In a surprising turn of events, Dyson, the multinational technology company known for making hair drying cool again, conducted an unexpected round of layoffs in Singapore on Tuesday, 1 October 2024.
The move caught employees off guard, especially given the company’s recent statements about Singapore not being directly impacted by a global restructuring that involved cutting about 1,000 jobs in Britain just three months earlier.
Here’s what Happened.
Discreet Layoffs and Low Morale
The retrenchment exercise was reportedly carried out discreetly, with affected employees receiving emails summoning them to “one-on-one” meetings. During these meetings, HR representatives informed them that their positions had become redundant and instructed them to pack their belongings and leave.
Although the exact number of employees affected remains undisclosed, the manufacturing and procurement departments were reportedly impacted.
The lack of transparency surrounding the scale of the layoffs has left remaining staff uneasy, with one employee noting, “People are shocked and have low morale, as they aren’t sure when their turn might come.”

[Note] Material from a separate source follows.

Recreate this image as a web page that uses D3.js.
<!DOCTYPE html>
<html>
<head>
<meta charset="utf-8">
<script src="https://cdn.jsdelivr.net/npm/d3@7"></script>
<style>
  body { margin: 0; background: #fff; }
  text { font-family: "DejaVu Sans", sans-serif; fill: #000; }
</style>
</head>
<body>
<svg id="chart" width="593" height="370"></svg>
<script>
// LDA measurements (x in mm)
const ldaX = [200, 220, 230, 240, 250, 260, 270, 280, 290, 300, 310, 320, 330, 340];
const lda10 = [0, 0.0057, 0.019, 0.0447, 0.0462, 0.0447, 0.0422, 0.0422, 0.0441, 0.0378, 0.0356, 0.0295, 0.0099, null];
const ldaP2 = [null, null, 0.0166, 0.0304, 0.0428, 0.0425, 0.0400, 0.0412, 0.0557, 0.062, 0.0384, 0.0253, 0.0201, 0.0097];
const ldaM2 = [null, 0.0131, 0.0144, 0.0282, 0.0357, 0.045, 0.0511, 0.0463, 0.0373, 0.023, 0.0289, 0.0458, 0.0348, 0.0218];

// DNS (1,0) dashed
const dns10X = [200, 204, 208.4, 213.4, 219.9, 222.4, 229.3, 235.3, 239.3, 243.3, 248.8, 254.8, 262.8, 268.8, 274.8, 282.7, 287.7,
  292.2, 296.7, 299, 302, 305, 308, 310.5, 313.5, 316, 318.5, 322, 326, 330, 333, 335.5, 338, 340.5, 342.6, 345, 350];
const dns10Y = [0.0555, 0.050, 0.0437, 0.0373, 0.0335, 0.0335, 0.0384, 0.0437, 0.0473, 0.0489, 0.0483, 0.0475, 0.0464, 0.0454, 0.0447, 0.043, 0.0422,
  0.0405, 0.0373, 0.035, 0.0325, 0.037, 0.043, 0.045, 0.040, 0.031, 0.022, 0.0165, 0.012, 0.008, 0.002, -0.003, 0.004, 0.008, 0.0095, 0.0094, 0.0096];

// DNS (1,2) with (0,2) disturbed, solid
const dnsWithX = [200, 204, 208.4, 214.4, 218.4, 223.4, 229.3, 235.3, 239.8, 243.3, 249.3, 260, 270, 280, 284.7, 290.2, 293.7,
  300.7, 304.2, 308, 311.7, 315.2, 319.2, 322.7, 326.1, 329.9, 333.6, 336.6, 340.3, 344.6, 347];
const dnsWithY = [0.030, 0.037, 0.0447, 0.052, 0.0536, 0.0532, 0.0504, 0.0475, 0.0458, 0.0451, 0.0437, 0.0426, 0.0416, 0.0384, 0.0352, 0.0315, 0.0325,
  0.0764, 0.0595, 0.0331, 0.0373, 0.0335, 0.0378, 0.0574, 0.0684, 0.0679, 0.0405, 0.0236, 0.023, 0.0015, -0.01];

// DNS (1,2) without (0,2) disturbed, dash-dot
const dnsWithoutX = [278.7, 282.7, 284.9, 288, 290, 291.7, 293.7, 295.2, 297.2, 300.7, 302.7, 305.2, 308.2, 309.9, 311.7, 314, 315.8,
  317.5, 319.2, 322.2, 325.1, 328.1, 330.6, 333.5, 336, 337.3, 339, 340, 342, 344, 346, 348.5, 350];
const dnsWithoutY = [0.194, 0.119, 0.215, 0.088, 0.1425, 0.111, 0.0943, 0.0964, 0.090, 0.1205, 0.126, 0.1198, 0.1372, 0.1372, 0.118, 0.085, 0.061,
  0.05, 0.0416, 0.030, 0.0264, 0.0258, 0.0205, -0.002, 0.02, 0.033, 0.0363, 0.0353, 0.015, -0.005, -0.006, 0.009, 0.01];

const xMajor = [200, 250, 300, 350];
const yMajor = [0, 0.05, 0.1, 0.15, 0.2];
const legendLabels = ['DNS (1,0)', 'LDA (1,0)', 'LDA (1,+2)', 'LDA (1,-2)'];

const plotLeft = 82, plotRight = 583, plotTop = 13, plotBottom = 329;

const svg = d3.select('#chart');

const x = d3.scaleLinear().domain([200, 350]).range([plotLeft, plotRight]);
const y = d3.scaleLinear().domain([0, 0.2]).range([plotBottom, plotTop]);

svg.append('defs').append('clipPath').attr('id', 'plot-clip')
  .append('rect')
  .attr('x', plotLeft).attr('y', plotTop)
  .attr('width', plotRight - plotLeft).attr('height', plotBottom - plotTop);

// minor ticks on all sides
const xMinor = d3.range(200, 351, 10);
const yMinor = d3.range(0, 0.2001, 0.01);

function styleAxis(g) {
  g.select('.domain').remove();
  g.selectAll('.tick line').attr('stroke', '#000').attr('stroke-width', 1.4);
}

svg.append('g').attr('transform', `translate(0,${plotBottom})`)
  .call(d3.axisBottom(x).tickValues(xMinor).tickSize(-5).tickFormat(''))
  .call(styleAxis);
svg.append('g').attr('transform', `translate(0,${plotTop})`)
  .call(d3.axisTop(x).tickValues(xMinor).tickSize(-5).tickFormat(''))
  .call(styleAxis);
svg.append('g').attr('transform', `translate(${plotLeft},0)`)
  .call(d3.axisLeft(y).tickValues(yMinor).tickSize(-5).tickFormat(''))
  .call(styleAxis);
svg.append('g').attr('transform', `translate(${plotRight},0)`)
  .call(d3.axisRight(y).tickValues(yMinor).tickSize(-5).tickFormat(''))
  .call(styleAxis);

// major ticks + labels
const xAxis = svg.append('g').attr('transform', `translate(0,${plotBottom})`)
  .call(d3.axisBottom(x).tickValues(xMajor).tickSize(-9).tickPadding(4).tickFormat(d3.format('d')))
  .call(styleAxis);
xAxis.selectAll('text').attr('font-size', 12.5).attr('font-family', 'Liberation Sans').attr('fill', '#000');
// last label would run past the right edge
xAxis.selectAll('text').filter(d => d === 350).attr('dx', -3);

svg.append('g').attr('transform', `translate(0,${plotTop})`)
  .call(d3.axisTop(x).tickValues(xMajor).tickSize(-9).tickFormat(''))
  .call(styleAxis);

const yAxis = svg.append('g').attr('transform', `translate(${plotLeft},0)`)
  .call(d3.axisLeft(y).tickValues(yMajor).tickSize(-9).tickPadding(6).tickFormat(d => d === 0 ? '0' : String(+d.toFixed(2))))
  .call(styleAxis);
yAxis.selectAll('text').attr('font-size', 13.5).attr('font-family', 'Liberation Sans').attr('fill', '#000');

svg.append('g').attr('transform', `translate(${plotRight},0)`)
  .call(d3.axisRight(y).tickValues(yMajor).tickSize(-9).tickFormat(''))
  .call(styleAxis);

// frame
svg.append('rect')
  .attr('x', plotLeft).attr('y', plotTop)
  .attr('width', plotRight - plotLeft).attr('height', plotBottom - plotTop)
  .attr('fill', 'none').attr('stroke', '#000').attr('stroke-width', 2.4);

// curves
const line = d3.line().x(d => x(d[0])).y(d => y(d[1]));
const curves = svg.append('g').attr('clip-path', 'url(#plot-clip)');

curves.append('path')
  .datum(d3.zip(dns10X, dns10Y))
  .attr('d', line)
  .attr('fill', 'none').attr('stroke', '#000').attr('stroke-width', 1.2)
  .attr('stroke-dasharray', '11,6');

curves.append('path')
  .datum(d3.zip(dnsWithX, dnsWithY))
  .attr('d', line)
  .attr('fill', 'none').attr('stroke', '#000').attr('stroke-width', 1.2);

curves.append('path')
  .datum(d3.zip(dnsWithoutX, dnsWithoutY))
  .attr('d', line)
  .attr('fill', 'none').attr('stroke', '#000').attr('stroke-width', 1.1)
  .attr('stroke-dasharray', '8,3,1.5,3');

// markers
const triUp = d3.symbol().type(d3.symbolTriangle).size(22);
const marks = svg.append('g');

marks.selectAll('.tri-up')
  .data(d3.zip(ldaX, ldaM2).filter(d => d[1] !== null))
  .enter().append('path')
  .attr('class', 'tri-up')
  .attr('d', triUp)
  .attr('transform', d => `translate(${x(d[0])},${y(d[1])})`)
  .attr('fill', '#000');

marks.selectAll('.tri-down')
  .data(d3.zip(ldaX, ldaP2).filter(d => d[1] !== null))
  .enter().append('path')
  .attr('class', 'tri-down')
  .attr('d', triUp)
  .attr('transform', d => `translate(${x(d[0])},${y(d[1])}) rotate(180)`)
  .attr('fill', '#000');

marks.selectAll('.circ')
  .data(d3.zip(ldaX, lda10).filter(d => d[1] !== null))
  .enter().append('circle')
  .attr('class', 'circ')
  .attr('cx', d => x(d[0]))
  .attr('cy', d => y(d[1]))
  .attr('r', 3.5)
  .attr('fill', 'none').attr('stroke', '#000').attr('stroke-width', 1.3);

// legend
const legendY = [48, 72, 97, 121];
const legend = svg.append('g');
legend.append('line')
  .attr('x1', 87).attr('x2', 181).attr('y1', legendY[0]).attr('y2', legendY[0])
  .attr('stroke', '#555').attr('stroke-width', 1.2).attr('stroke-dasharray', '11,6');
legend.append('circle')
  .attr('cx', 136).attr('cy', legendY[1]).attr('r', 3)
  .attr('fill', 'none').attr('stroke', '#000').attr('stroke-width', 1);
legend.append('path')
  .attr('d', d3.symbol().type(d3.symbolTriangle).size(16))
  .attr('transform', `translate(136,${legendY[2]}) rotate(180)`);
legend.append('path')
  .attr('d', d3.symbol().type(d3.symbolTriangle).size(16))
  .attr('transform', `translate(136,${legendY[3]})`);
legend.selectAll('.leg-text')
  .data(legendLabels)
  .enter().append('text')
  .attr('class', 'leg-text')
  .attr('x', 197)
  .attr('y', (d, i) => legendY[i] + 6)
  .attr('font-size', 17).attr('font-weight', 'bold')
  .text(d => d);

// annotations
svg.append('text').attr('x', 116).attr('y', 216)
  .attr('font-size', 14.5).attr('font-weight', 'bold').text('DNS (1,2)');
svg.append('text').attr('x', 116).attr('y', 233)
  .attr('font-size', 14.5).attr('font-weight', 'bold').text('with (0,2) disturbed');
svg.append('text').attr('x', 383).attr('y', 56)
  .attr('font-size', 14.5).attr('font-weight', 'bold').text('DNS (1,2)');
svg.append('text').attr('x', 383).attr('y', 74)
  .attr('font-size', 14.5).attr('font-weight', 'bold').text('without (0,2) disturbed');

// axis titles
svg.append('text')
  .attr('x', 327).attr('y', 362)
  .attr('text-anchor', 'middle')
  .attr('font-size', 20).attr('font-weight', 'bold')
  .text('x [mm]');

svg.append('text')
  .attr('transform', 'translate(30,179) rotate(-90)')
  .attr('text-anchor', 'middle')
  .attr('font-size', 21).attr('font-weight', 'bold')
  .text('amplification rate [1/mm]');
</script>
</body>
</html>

Surprising Timing Amidst Investments
The timing of these layoffs is particularly surprising given Dyson’s recent announcements of increased investments in Singapore.

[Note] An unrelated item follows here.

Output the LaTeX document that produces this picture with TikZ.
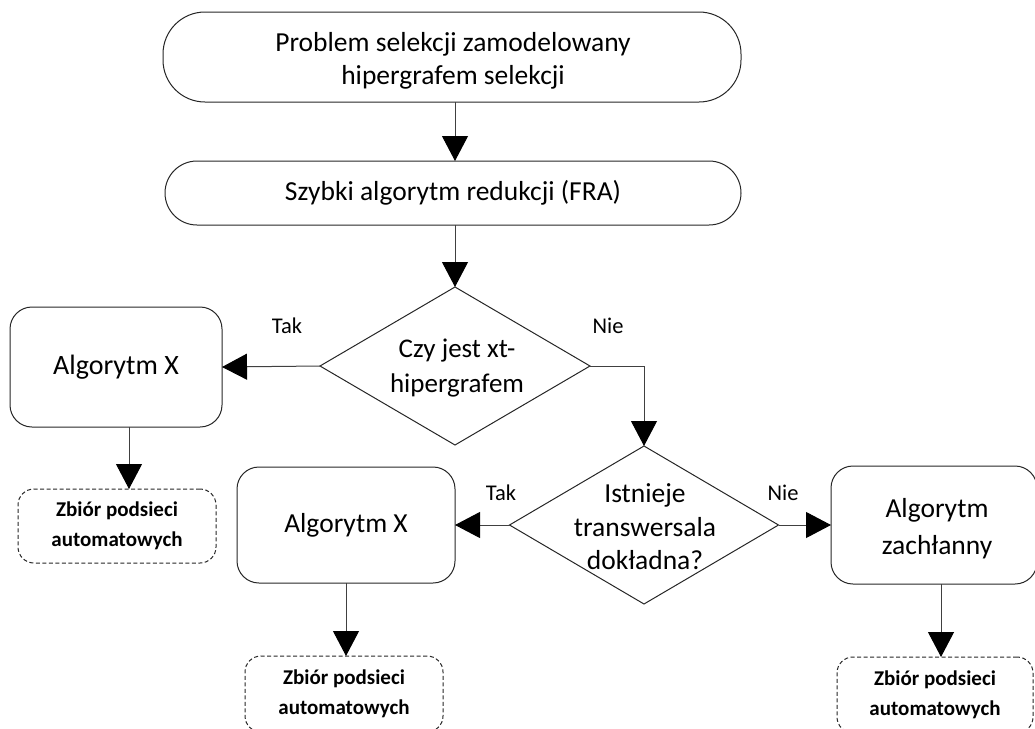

In May 2023, the company revealed plans for a significant investment in advanced manufacturing, including a new 247,000 sq ft plant in Tuas to produce next-generation batteries, expected to be fully operational by 2025.
Dyson’s response to inquiries about the layoffs has been limited, with a company spokesperson saying this to CNA, “We constantly evolve the composition of our teams and take steps to ensure we have the right skills in the right places. Our ambitions in Singapore remain unchanged, and we anticipate that we will continue to grow here in the medium term.”
However, they did not provide specific details about the number of employees affected, the types of roles made redundant, or the reasons behind the decision.
Unions Express Disappointment
The United Workers of Electronics and Electrical Industries (UWEEI) expressed its disappointment with Dyson’s actions, stating that the matter has been “escalated” to the Ministry of Manpower (MOM).
The union voiced its frustration over the lack of sufficient time for meaningful discussions with Dyson regarding the retrenchment process.
Although the affected workers fall outside of UWEEI’s scope of representation under the current collective agreement with Dyson, the union emphasized its readiness to assist those impacted.
In response, a Dyson spokesperson said, “Dyson respectfully informed UWEEI in advance. Dyson is following all prevailing guidelines from the MOM and providing employees with the support they need, including outplacement services.”
Global Restructuring and Financial Performance
The layoffs in Singapore follow a previous round of job cuts in Johor Bahru, Malaysia, where Dyson operates a development centre.
The company has been undergoing a global restructuring, with announcements in July 2024 of plans to cut about 1,000 jobs from its UK workforce of 3,500. At that time, Dyson had a total global workforce of approximately 14,000 to 15,000 employees.
Despite these challenges, Dyson has reported strong financial performance, with global revenue growing 9% to £7.1 billion (S$12.3 billion) in 2023, and earnings before interest, tax, depreciation, and amortization (Ebitda) increasing to £1.4 billion.